The whole mood in the room was amazingly intense. Some months ago, somebody I love a lot died and I was with her for many hours. Now that I think of it, the mood in that room was very similar - very still and full of energy, as if a lot of work was going on that nobody could SEE. There was something THERE, the essence of people in th room, if that doesn't sound too cheesy.
After a while the meeting broke up and we all went our separate ways. Some asked me if I would be back, some said a couple of words that showed me that they absolutely GOT me, we all looked up in the sky and agreed that it was likely to rain and wished each other a safe journey home.
Then I met the Love of my Life and had pork roast with dumplings, which kicked me into an hour-long coma. Seriously, every two years or so I feel must try pork roast with dumpings, and EVERY TIME I end up lying on the sofa, unable to move, and swearing I will have vegetable soup for the rest of my earthly existence. Anyway, after waking up from my pork-roast-induced coma, I thought back and the whole meeting had been so extraordinary, so out-of-this-world, that it had taken on a dream-like feeling in my mind and I asked myself if it had really happened.

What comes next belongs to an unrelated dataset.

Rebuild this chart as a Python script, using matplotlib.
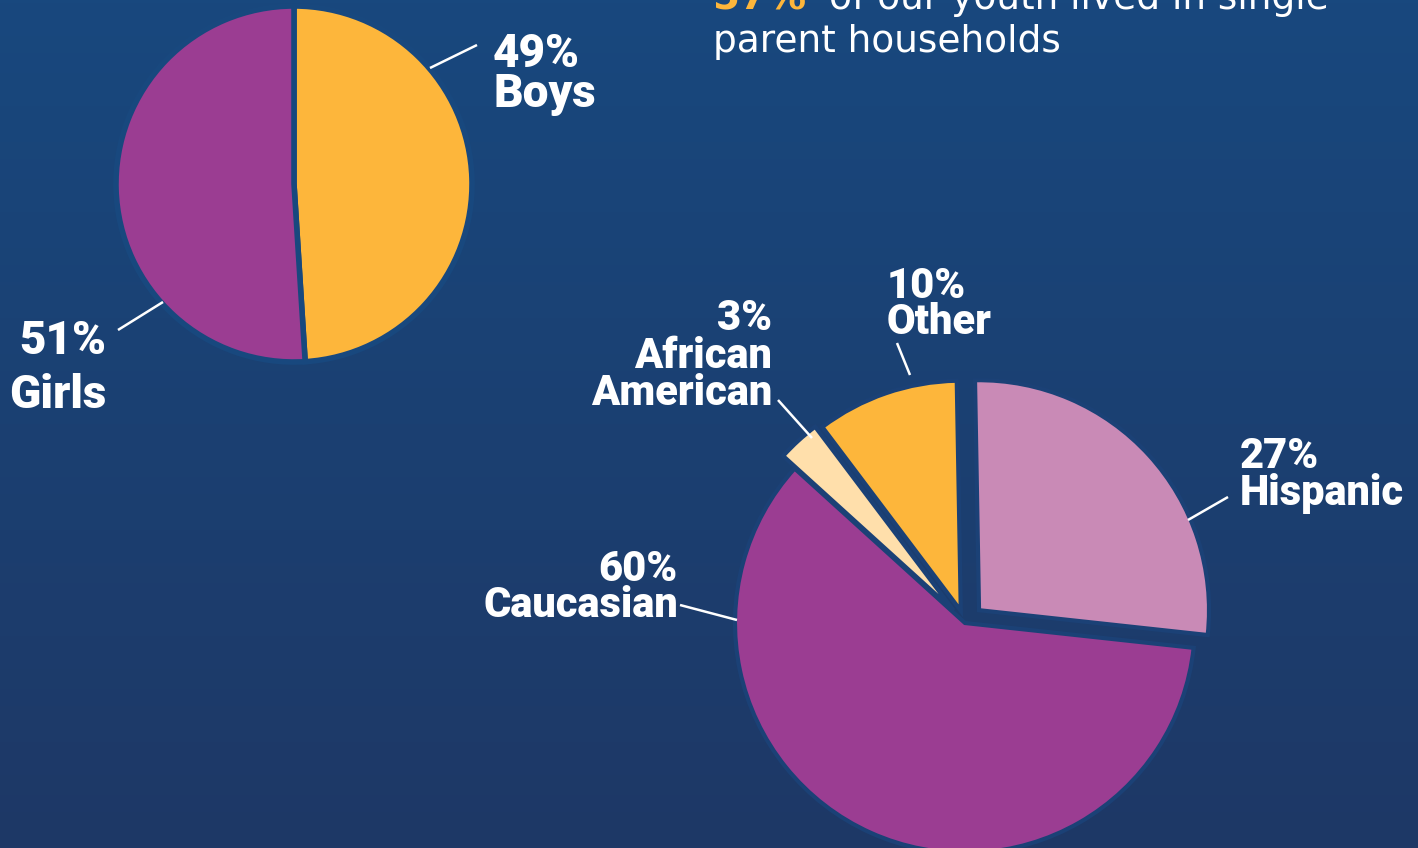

And that was my first meeting of worship with my local chapter. :-)
(This sounds confusing, I'm afraid.)
Not at all.
It sounds like you found a lovely gathering of Friends. How wonderful! Let us know more as you continue your journey, Friend!
Yours in Faith, Paula
at least in the states, many have fought , many resisted, some served as medics, some medical experiments, some fought then became quakers.
second you're experience at meeting, i've experienced. i've resisted the quaking, not answering the call to speak. and had someone else speak almost the same words the spirit was urging on me.